Keywords: Pandas | Datetime Conversion | Index Processing
Abstract: This article provides a comprehensive guide on converting string indices in Pandas DataFrames to datetime format. Through detailed error analysis and complete code examples, it covers the usage of pd.to_datetime() function, error handling strategies, and time attribute extraction techniques. The content combines practical case studies to help readers deeply understand datetime index processing mechanisms and improve data processing efficiency.
Problem Background and Error Analysis
In data analysis workflows, time series data processing is a common requirement. Many datasets store time information as strings in their indices, which limits time-related operations. When attempting to access time attributes of the index, users encounter the 'Index' object has no attribute 'hour' error, indicating that the current index is not in datetime format.
Core Solution: The pd.to_datetime() Function
Pandas provides the powerful pd.to_datetime() function specifically designed to convert various time string formats into standard datetime objects. This function automatically recognizes common time formats and returns a DateTimeIndex suitable for time series analysis.
Complete Implementation Steps
The following code demonstrates the complete conversion process from string index to datetime index:
import pandas as pd
import io
# Create sample data
data = """value
"2015-09-25 00:46" 71.925000
"2015-09-25 00:47" 71.625000
"2015-09-25 00:48" 71.333333
"2015-09-25 00:49" 64.571429
"2015-09-25 00:50" 72.285714"""
df = pd.read_table(io.StringIO(data), delim_whitespace=True)
# Key step: Convert index to datetime format
df.index = pd.to_datetime(df.index)
# Verify conversion results
print("Index type:", type(df.index))
print("Index data type:", df.index.dtype)
Time Attribute Extraction and Application
After successful conversion, various time attributes can be easily extracted:
# Extract hour and minute information
df['hour'] = df.index.hour
df['minute'] = df.index.minute
df['day'] = df.index.day
df['month'] = df.index.month
# Display processed data
print(df)
Error Handling and Best Practices
In practical applications, inconsistent time string formats may be encountered. Enhance code robustness through the following approaches:
# Specify time format or handle exceptions
try:
df.index = pd.to_datetime(df.index, format='%Y-%m-%d %H:%M')
except ValueError as e:
print(f"Time format conversion error: {e}")

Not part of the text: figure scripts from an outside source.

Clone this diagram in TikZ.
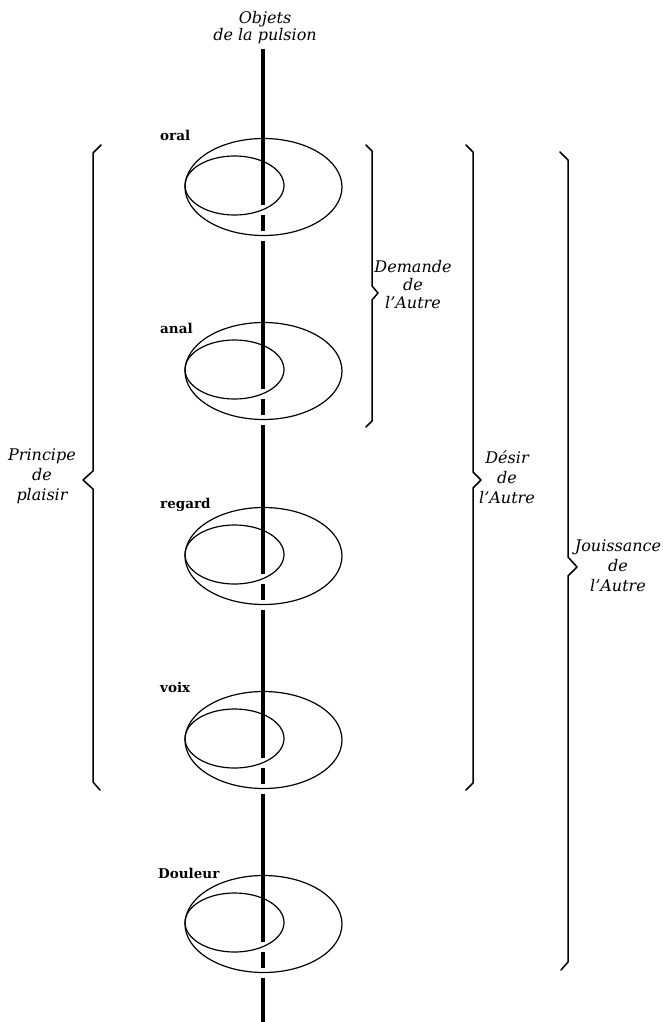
\documentclass[tikz,border=0pt]{standalone}
\usepackage{fontspec}
\setmainfont{DejaVu Serif}
\usetikzlibrary{shapes.geometric}
\tikzset{
  axisline/.style={line width=3.2pt, line cap=butt},
  ring/.style={draw, ellipse, line width=1.2pt, inner sep=0pt},
  outerring/.style={ring, minimum width=157pt, minimum height=97pt},
  innerring/.style={ring, minimum width=99pt, minimum height=59pt},
  bracepath/.style={line width=1.5pt, line join=round, line cap=round},
  lbl/.style={font=\fontsize{13.5}{16}\selectfont\bfseries, anchor=base west, inner sep=0pt},
  itl/.style={align=center, inner sep=0pt},
}
\newcommand{\itf}[1]{\fontsize{16}{#1}\selectfont\itshape}
\begin{document}
\begin{tikzpicture}[x=1pt,y=-1pt]
\useasboundingbox (0,0) rectangle (664,1022);
% vertical axis with gaps behind the lower edges
\draw[axisline] (263,49) -- (263,204.6);
\foreach \cy/\ny in {187/388.6,371/573.6,556/757.6,740/941.6,924/1022}{
  \draw[axisline] (263,\cy+27.6) -- (263,\cy+43.5);
  \draw[axisline] (263,\cy+53.5) -- (263,\ny);
}
% tori
\foreach \cy/\n in {187/o,371/a,556/r,740/v,924/d}{
  \node[outerring] (\n out) at (263.5,\cy) {};
  \node[innerring] (\n in) at (234.5,\cy-1.5) {};
}
% labels
\node[lbl] (loral) at (160,140) {oral};
\node[lbl] (lanal) at (160,333) {anal};
\node[lbl] (lregard) at (160,508) {regard};
\node[lbl] (lvoix) at (160,692) {voix};
\node[lbl] (ldouleur) at (158,878) {Douleur};
% titles
\node[itl, font=\itf{17}] (objets) at (265,28) {Objets\\de la pulsion};
\node[itl, font=\itf{20}] (principe) at (42,476) {Principe\\de\\plaisir};
\node[itl, font=\itf{18}] (demande) at (413,285) {Demande\\de\\l'Autre};
\node[itl, font=\itf{20}] (desir) at (507,477) {Désir\\de\\l'Autre};
\node[itl, font=\itf{20}] (jouis) at (618,566) {Jouissance\\de\\l'Autre};
% braces
\draw[bracepath] (101,145) -- (93,153) -- (93,471) -- (83,480) -- (93,489) -- (93,782) -- (100,790);
\draw[bracepath] (366,145) -- (372,151) -- (372,286) -- (378,293) -- (372,300) -- (372,421) -- (366,427);
\draw[bracepath] (466,145) -- (473,152) -- (473,472) -- (481,480) -- (473,488) -- (473,783) -- (466,790);
\draw[bracepath] (560,152) -- (568,160) -- (568,557) -- (577,567) -- (568,576) -- (568,962) -- (561,970);
\end{tikzpicture}
\end{document}
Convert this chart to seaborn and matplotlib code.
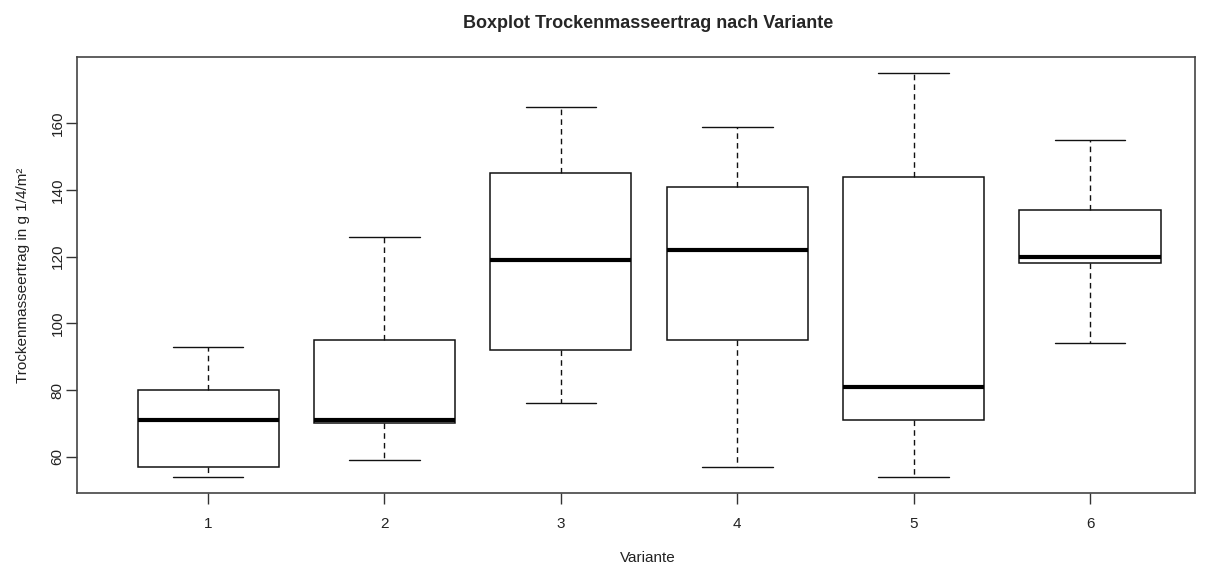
import numpy as np
import pandas as pd
import matplotlib
matplotlib.use("Agg")
import matplotlib.pyplot as plt
import seaborn as sns

variante = ["1", "2", "3", "4", "5", "6"]
v1 = [54, 57, 71, 80, 93]
v2 = [59, 70, 71, 95, 126]
v3 = [76, 92, 119, 145, 165]
v4 = [57, 95, 122, 141, 159]
v5 = [54, 71, 81, 144, 175]
v6 = [94, 118, 120, 134, 155]

df = pd.DataFrame({
    "Variante": np.repeat(variante, 5),
    "Ertrag": v1 + v2 + v3 + v4 + v5 + v6,
})

sns.set_style("white")
plt.rcParams["font.family"] = ["Liberation Sans", "DejaVu Sans"]

fig = plt.figure(figsize=(12.09, 5.65), dpi=100)
ax = fig.add_axes([77 / 1209, 1 - 493 / 565, (1195 - 77) / 1209, (493 - 57) / 565])

sns.boxplot(
    data=df, x="Variante", y="Ertrag", order=variante,
    width=0.8, whis=np.inf, color="white", ax=ax,
    boxprops=dict(facecolor="white", edgecolor="#111111", linewidth=1.1),
    medianprops=dict(color="black", linewidth=3),
    whiskerprops=dict(color="#111111", linewidth=1, linestyle=(0, (4, 3))),
    capprops=dict(color="#111111", linewidth=1),
    showfliers=False,
)
ax.set_xlim(-0.743, 5.595)
ax.set_ylim(49.16, 179.84)
ax.set_yticks([60, 80, 100, 120, 140, 160])
ax.set_yticklabels(["60", "80", "100", "120", "140", "160"], rotation=90, va="center")
ax.tick_params(axis="both", direction="out", length=8, width=1, color="#333333",
               labelsize=11, labelcolor="#222222", left=True, bottom=True)
ax.tick_params(axis="x", pad=9)
ax.tick_params(axis="y", pad=1)

for s in ax.spines.values():
    s.set_color("#444444")
    s.set_linewidth(1.2)

ax.set_xlabel("Variante", fontsize=11, color="#222222", labelpad=15)
ax.xaxis.label.set_x((648 - 77) / 1118)
ax.set_ylabel("Trockenmasseertrag in g 1/4/m²", fontsize=11, color="#222222", labelpad=15)
fig.text(648 / 1209, 1 - 23 / 565, "Boxplot Trockenmasseertrag nach Variante",
         fontsize=13, fontweight="bold", ha="center", va="center")

plt.savefig("out.png", dpi=100)
plt.close()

# Use errors parameter to handle unparseable values
df.index = pd.to_datetime(df.index, errors='coerce')
Performance Optimization Recommendations
For large-scale datasets, consider the following optimization strategies:
- Specify time columns during data reading:
pd.read_csv(file, parse_dates=['time_column'], index_col='time_column') - Use
infer_datetime_format=Trueparameter to speed up parsing - For fixed-format time strings, explicitly specify format strings for better performance
Application Scenario Expansion
Converting to datetime index opens up numerous possibilities for time series analysis:
- Time series resampling:
df.resample('H').mean() - Rolling window calculations:
df.rolling('30min').mean() - Time range queries:
df.loc['2015-09-25 00:45':'2015-09-25 00:50'] - Seasonal analysis: Pattern recognition through extracted month, quarter attributes
Conclusion
Converting string indices in Pandas DataFrames to datetime format is a fundamental step in time series data processing. Using the pd.to_datetime() function enables quick conversion, unlocking rich time series analysis capabilities. Proper index types not only resolve attribute access errors but also provide a solid foundation for subsequent data analysis and visualization tasks.